Most old drivers compile and run without modification via 'compatability
shims' to enable a smoother transition. eisa, isapnp and pccard* are
not yet using the new resource manager. Once fully converted, all drivers
will be loadable, including PCI and ISA.

(Some other changes appear to have snuck in, including a port of Soren's
ATA driver to the Alpha. Soren, back this out if you need to.)

This is a checkpoint of work-in-progress, but is quite functional.

The bulk of the work was done over the last few years by Doug Rabson and
Garrett Wollman.

Approved by: core


# 41879 16-Dec-1998 phk

Generalize the if_up() and if_down() functions under the names
if_route() and if_unroute().

This is first step towards sanitizing IFF_UP and IFF_RUNNING


# 36908 12-Jun-1998 julian

Go through the loopback code with a broom..
Remove lots'o'hacks.
looutput is now static.

Other callers who want to use loopback to allow shortcutting
should call the special entrypoint for this, if_simloop(), which is
specifically designed for this purpose. Using looutput for this purpose
was problematic, particularly with bpf and trying to keep track
of whether one should be using the charateristics of the loopback interface
or the interface (e.g. if_ethersubr.c) that was requesting the loopback.
There was a whole class of errors due to this mis-use each of which had
hacks to cover them up.

Consists largly of hack removal :-)


# 36735 07-Jun-1998 dfr

This commit fixes various 64bit portability problems required for
FreeBSD/alpha. The most significant item is to change the command
argument to ioctl functions from int to u_long. This change brings us
inline with various other BSD versions. Driver writers may like to
use (__FreeBSD_version == 300003) to detect this change.

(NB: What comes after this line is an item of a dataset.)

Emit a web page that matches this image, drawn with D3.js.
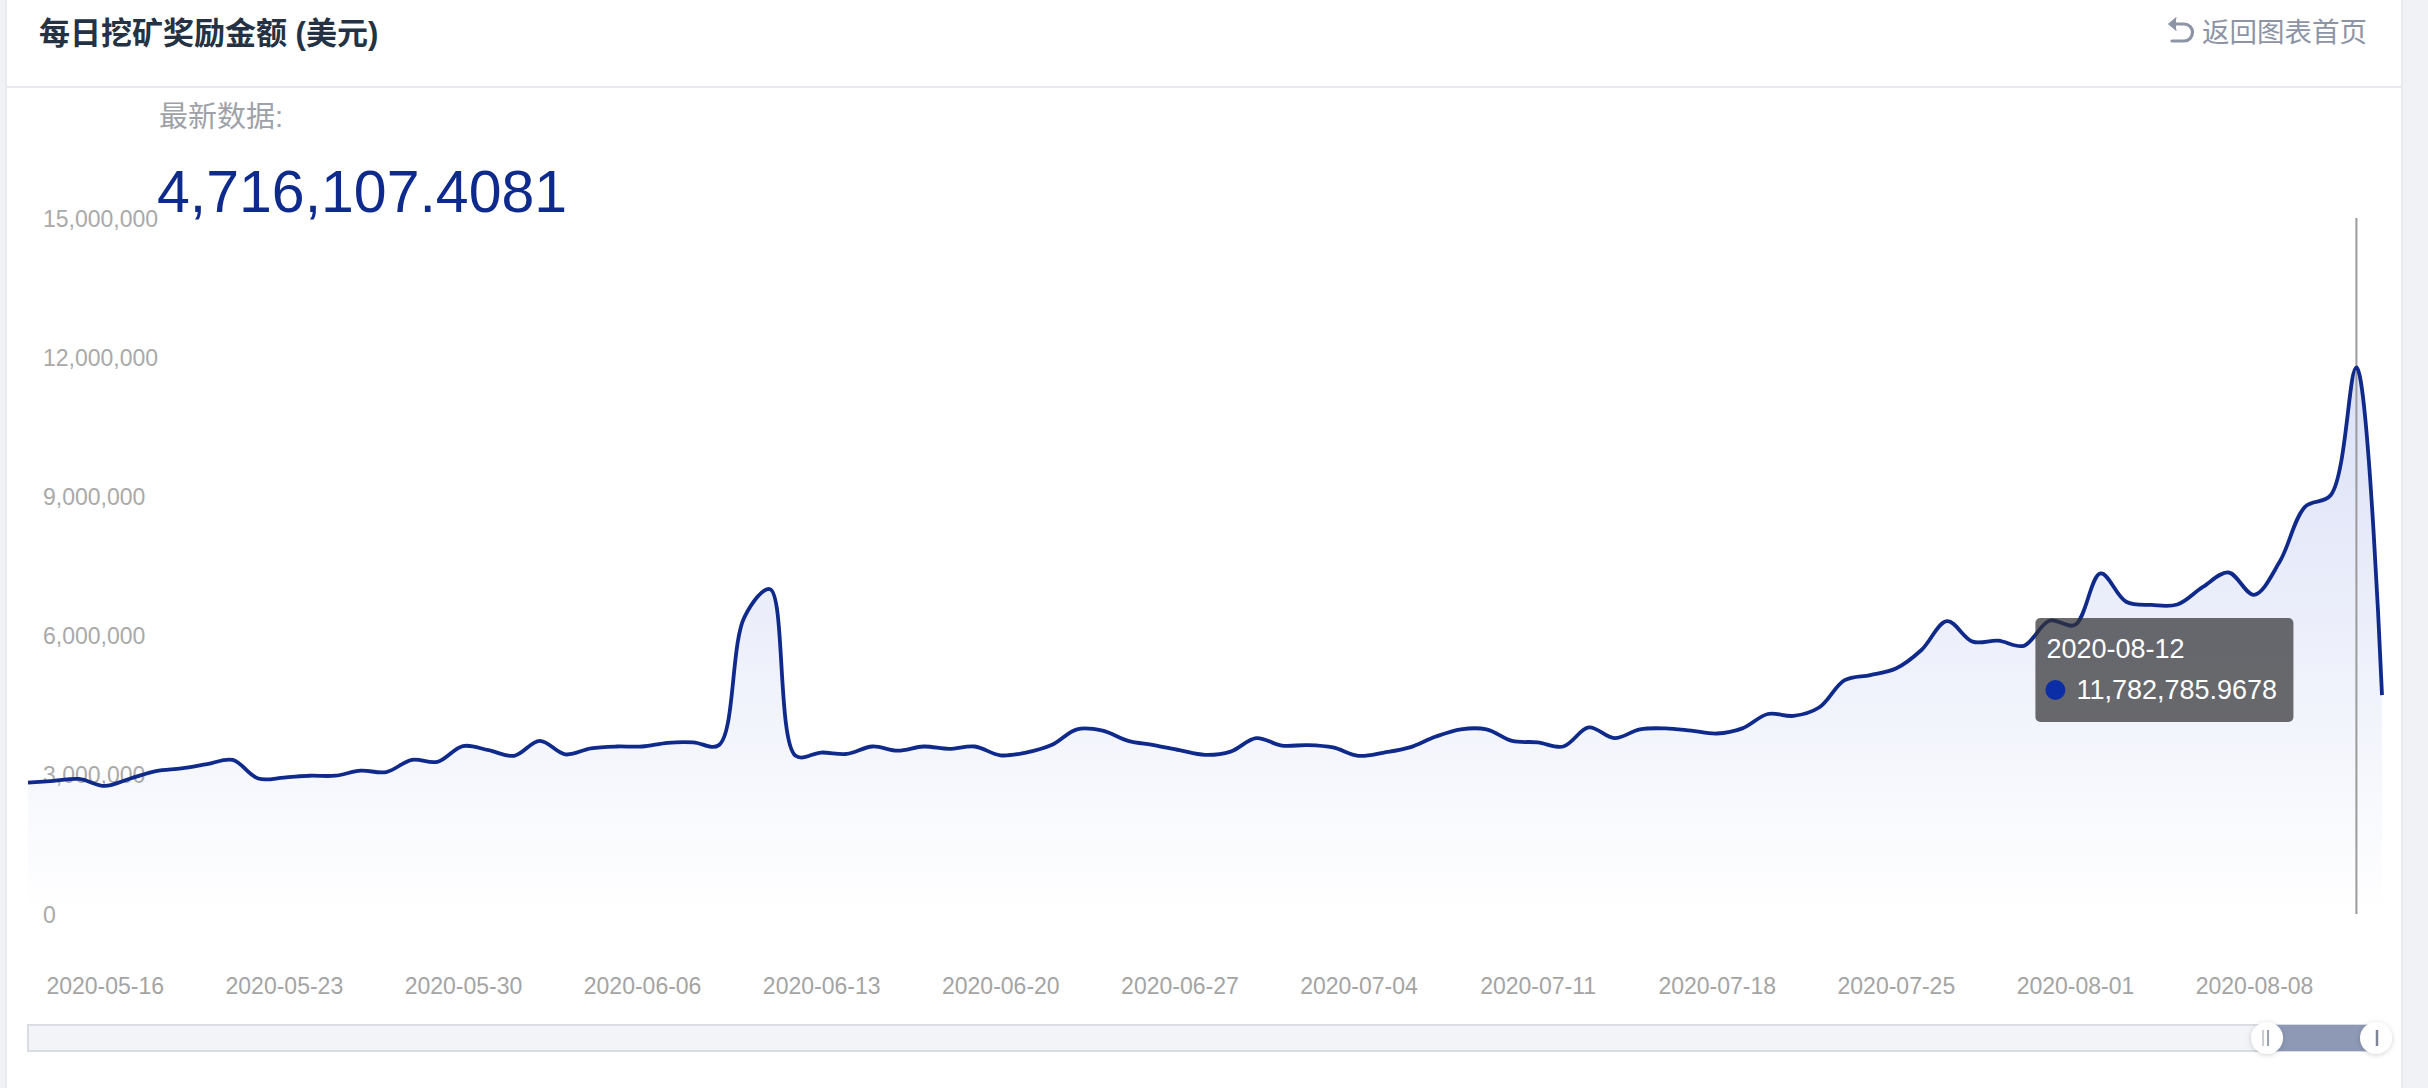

The prototype FreeBSD/alpha machdep will follow in a couple of days
time.


# 35210 15-Apr-1998 bde

Support compiling with `gcc -ansi'.


# 28845 27-Aug-1997 julian

Add a per-interface-address pointer to a function that can be supplied
by a protocol, to detirmine if an address matches the net this address
is part of. This is needed by protocols for which netmasks
"just don't work", for example appletalk.

Also add the code in appletalk to make use of this new feature.
Thsi fixes one of the longest standing bugs in appletalk.
The inability to talk to machines to which the path is via a router
which is on a different net, but the same netrange, as your interface.
Protocols that do not supply this function (e.g. IP) should not be affected.


# 22975 22-Feb-1997 peter

Back out part 1 of the MCFH that changed $Id$ to $FreeBSD$. We are not
ready for it yet.


# 21673 14-Jan-1997 jkh

Make the long-awaited change from $Id$ to $FreeBSD$

This will make a number of things easier in the future, as well as (finally!)
avoiding the Id-smashing problem which has plagued developers for so long.

Boy, I'm glad we're not using sup anymore. This update would have been
insane otherwise.


# 21434 08-Jan-1997 wollman

Fix a few oversights in the new multicast membership interface.


# 21404 07-Jan-1997 wollman

Checkpoint the beginnings of the new kernel interface for
multicast group memberships. This is not actually operative
at the moment (a lot of other code still needs to be changed), but
this seemed like a useful reference point to check in so that
others (i.e. Bill Fenner) have fair warning of where we are going.


# 21259 03-Jan-1997 wollman

Separate kernel-internal data structures from exposed user interface
to interfaces. (Amazing nobody had done this!)

More commits to fix up user-land to follow.